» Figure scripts
....................
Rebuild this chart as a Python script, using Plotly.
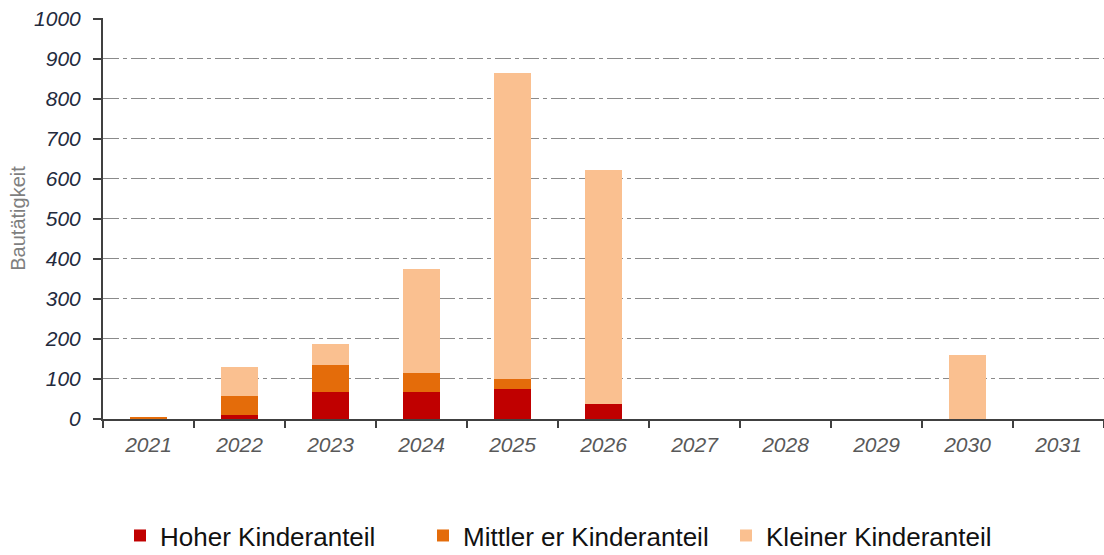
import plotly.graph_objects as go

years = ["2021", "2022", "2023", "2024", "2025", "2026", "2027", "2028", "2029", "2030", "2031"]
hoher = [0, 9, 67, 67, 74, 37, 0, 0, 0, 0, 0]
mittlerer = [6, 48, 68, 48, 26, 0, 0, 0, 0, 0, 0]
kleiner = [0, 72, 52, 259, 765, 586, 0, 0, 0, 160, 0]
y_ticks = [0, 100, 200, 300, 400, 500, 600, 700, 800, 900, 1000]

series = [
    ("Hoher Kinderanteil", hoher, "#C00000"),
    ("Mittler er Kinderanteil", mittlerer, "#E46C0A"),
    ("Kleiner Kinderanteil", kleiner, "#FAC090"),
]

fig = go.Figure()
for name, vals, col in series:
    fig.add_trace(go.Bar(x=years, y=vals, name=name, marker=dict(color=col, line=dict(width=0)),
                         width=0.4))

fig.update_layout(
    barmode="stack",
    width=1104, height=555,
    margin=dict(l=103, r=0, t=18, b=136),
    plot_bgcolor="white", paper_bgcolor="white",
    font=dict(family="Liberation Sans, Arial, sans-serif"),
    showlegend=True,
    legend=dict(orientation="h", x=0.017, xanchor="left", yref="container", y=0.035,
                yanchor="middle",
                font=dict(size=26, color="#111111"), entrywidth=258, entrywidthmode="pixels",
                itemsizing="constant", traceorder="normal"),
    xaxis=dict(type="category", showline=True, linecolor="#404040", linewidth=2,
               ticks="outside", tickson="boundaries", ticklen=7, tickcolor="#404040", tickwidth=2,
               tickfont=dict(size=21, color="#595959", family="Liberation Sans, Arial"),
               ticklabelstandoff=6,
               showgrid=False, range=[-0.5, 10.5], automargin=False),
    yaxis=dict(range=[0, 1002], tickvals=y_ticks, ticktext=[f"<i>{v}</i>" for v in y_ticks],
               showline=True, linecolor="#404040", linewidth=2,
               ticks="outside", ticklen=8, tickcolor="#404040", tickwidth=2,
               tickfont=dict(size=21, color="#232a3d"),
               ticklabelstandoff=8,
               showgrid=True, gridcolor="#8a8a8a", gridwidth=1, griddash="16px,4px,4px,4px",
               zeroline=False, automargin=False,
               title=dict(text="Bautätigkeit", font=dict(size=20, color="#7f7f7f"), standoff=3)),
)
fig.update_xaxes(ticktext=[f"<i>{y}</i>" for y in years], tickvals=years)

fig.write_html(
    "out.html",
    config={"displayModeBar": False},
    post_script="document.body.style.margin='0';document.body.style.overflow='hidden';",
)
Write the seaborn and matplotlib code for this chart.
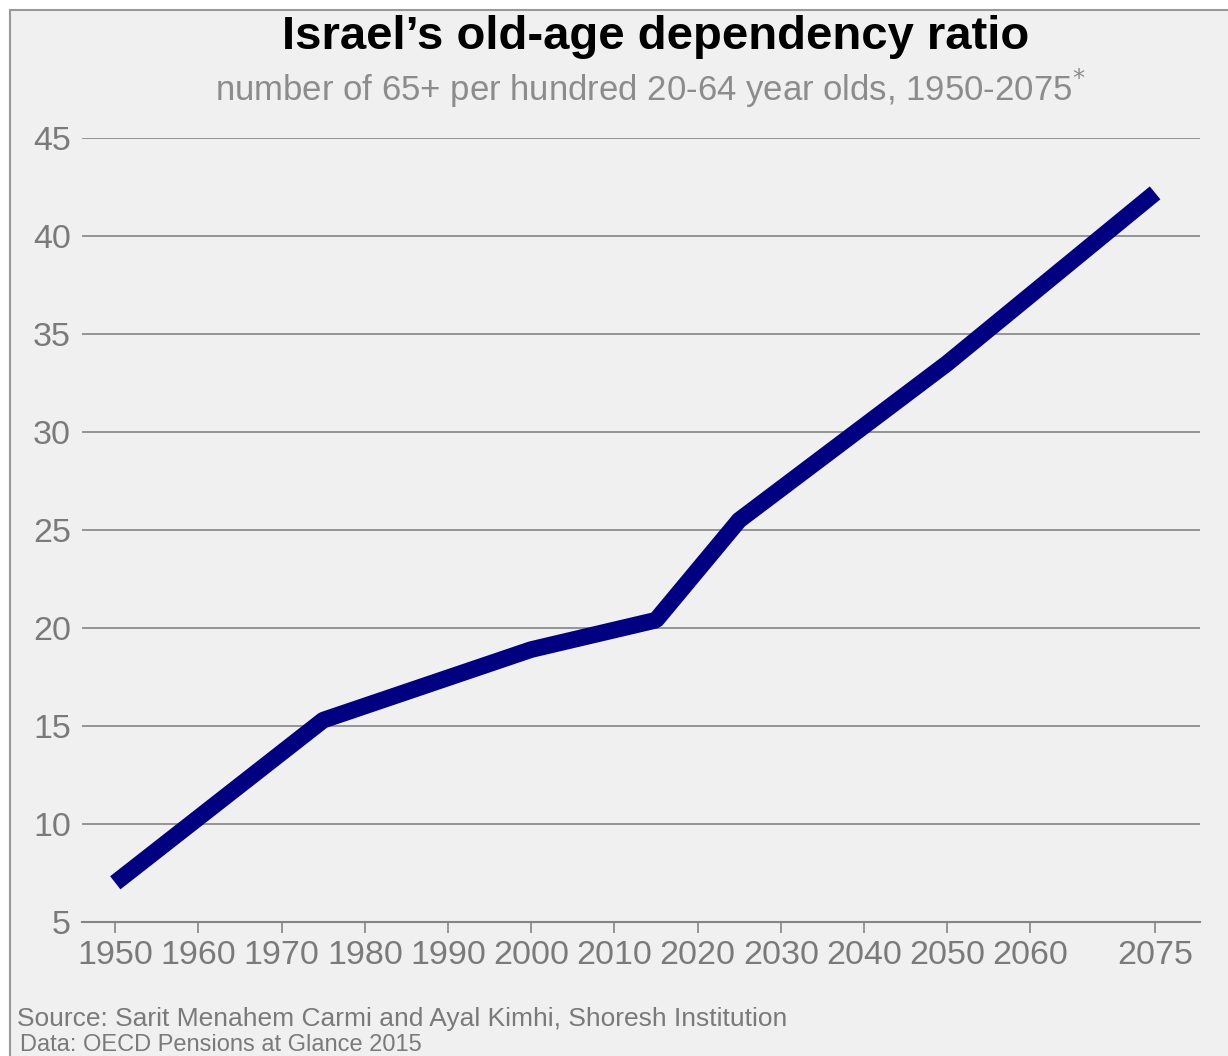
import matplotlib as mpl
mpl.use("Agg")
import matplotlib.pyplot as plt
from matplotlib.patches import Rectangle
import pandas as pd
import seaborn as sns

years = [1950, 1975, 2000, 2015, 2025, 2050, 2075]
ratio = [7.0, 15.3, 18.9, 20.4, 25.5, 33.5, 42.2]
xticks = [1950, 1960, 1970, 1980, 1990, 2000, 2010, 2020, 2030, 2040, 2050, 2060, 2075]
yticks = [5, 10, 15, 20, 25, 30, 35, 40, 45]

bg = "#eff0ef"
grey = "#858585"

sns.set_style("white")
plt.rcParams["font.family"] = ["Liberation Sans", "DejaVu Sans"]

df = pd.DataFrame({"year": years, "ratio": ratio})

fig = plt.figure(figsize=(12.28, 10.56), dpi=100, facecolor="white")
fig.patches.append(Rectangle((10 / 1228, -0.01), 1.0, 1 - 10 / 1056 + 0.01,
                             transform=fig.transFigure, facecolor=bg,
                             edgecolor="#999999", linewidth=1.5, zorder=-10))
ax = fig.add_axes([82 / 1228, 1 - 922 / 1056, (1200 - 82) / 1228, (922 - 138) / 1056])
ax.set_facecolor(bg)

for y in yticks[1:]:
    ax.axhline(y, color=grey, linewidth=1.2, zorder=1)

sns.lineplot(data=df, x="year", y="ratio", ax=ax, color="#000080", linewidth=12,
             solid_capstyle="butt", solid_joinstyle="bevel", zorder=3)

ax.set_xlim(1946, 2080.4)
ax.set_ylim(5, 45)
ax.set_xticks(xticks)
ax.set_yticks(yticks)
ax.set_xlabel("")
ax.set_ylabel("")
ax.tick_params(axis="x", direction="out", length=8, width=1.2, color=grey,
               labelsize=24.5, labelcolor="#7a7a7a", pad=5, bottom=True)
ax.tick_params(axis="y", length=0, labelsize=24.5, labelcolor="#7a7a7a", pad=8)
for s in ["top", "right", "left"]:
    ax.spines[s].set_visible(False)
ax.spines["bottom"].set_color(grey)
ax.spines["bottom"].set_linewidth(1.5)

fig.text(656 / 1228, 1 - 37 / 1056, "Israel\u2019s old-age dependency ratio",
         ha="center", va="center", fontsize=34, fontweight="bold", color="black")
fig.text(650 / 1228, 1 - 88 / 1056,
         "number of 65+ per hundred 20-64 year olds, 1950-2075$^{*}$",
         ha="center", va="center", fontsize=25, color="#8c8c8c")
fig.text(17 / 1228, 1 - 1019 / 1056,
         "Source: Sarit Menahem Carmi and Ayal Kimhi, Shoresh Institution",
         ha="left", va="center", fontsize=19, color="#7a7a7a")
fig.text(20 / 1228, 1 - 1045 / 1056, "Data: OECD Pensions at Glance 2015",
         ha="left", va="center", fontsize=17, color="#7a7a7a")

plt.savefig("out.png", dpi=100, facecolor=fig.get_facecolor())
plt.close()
....................
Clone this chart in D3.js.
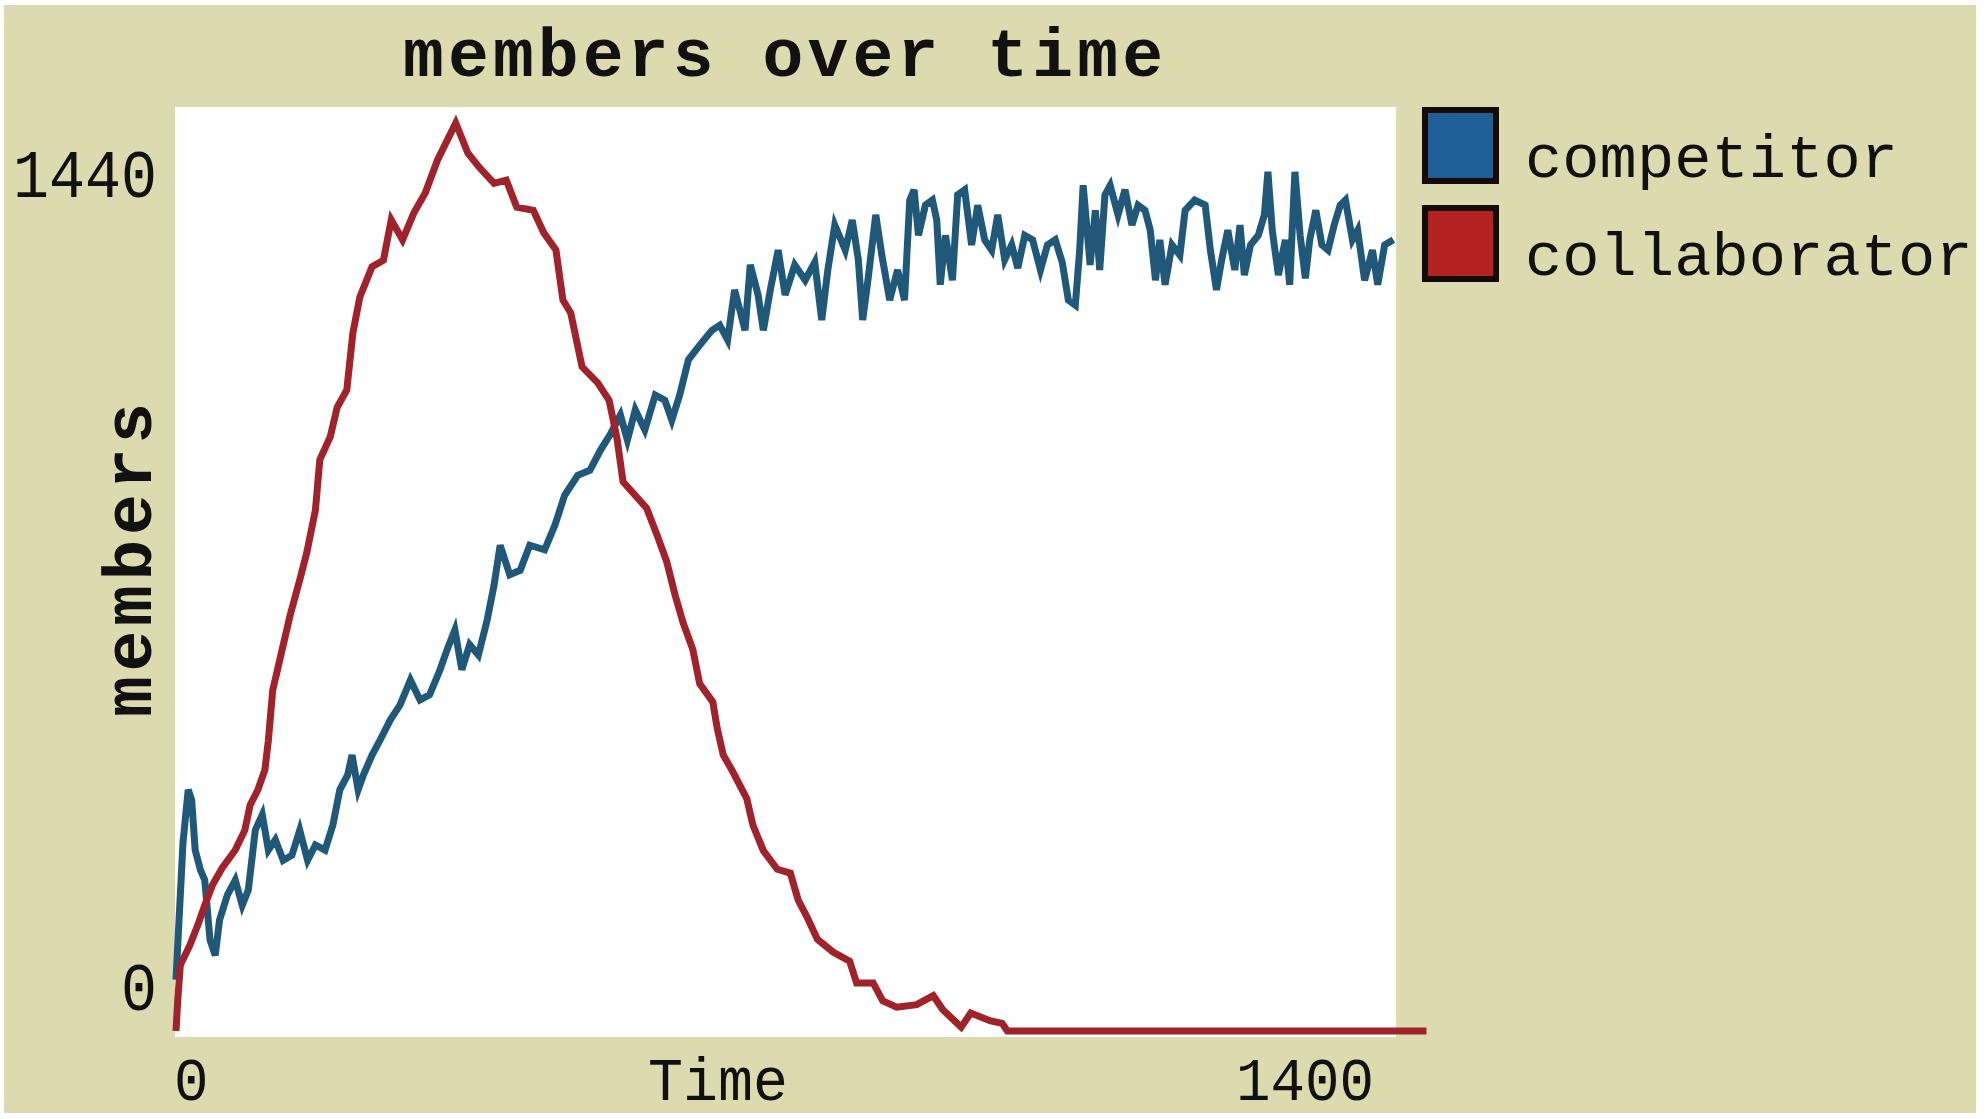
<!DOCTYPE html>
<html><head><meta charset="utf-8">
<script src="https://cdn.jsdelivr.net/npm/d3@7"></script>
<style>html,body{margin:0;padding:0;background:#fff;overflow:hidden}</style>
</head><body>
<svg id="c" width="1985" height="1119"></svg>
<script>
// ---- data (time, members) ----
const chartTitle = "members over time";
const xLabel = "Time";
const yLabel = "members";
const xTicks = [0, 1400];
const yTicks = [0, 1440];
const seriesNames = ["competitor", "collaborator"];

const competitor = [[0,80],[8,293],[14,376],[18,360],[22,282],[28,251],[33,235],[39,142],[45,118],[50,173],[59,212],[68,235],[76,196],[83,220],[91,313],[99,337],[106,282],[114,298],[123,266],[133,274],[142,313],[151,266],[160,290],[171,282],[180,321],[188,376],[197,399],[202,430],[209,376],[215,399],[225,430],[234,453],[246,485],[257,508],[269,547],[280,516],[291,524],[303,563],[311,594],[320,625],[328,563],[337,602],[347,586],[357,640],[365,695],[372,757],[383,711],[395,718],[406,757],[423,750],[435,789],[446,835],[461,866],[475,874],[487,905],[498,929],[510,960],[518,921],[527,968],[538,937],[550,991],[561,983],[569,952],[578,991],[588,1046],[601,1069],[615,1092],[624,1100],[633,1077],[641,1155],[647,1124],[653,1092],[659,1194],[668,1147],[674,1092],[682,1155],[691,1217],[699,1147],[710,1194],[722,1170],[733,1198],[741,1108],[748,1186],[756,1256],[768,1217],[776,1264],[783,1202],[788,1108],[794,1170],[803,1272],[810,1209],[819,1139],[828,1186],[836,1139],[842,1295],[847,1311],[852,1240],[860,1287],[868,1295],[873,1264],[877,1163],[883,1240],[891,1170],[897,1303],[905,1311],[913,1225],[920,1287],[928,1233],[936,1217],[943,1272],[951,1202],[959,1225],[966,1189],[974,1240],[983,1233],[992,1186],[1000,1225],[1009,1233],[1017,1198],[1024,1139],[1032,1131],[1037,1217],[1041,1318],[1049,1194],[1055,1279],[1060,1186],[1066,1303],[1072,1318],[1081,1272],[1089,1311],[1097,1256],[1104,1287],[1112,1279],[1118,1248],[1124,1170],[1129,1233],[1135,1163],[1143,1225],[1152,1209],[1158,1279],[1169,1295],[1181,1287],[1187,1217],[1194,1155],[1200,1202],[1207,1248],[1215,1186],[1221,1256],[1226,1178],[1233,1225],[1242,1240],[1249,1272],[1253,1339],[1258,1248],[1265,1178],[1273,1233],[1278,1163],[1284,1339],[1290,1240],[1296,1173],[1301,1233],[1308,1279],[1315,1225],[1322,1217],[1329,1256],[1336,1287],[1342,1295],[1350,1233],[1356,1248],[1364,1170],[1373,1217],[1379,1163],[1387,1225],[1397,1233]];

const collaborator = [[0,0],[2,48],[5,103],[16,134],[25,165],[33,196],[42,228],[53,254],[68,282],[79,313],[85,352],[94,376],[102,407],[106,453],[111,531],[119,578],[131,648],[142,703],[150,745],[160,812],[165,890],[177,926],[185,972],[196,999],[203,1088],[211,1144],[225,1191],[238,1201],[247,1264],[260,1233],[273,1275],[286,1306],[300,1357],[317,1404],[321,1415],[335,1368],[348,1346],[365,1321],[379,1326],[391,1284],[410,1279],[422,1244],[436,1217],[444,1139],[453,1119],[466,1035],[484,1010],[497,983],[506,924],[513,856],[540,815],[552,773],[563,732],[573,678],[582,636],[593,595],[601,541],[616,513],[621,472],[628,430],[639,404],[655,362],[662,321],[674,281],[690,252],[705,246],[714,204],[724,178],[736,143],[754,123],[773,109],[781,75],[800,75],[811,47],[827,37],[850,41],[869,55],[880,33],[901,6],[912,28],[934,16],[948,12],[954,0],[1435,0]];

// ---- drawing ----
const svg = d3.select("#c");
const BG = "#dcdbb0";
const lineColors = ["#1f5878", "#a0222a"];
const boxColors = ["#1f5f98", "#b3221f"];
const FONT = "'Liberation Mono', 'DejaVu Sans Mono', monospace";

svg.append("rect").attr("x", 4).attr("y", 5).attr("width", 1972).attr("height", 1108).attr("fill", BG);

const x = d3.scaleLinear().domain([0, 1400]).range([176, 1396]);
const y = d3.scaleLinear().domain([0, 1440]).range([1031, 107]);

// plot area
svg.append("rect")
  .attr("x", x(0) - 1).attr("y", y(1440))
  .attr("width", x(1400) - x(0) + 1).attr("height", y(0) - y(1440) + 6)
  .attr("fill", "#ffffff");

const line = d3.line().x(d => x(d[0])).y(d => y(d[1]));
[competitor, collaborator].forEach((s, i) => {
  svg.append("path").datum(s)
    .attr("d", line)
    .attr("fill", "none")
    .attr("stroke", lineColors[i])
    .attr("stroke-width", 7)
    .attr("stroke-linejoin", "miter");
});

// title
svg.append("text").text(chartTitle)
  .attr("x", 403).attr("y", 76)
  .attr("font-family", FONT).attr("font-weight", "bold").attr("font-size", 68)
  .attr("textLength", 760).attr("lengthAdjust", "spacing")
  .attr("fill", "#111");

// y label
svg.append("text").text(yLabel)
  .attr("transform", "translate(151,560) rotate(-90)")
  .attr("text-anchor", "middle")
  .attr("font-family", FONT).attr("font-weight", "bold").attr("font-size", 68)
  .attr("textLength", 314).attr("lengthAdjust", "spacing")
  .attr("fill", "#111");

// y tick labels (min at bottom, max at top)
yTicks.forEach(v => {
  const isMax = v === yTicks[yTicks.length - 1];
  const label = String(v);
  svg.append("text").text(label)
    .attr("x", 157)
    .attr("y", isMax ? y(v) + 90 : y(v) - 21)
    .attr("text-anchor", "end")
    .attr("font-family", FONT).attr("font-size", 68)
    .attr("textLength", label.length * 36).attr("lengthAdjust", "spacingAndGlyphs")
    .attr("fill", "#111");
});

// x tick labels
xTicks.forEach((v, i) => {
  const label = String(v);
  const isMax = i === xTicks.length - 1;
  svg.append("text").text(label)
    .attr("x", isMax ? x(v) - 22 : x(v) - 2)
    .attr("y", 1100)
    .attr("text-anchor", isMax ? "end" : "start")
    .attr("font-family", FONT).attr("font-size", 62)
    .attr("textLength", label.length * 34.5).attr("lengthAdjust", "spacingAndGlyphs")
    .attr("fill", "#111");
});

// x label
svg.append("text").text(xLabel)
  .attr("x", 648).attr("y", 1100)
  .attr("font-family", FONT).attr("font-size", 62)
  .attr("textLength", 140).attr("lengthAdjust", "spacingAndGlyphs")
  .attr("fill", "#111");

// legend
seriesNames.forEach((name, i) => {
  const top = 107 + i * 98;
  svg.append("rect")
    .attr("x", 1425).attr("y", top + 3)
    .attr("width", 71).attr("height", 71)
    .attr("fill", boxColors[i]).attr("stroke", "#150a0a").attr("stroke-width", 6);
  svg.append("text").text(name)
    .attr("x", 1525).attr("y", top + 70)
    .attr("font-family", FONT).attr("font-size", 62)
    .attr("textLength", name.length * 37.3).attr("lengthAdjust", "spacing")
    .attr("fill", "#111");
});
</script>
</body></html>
....................
» Task goal
Among the records above, locate the line containing "Rebuild this chart" and the line containing "width=0.4))", then transcribe exactly the lines starting at the first and ending at the second, with no pictures.

» Written answer
Rebuild this chart as a Python script, using Plotly.
import plotly.graph_objects as go

years = ["2021", "2022", "2023", "2024", "2025", "2026", "2027", "2028", "2029", "2030", "2031"]
hoher = [0, 9, 67, 67, 74, 37, 0, 0, 0, 0, 0]
mittlerer = [6, 48, 68, 48, 26, 0, 0, 0, 0, 0, 0]
kleiner = [0, 72, 52, 259, 765, 586, 0, 0, 0, 160, 0]
y_ticks = [0, 100, 200, 300, 400, 500, 600, 700, 800, 900, 1000]

series = [
    ("Hoher Kinderanteil", hoher, "#C00000"),
    ("Mittler er Kinderanteil", mittlerer, "#E46C0A"),
    ("Kleiner Kinderanteil", kleiner, "#FAC090"),
]

fig = go.Figure()
for name, vals, col in series:
    fig.add_trace(go.Bar(x=years, y=vals, name=name, marker=dict(color=col, line=dict(width=0)),
                         width=0.4))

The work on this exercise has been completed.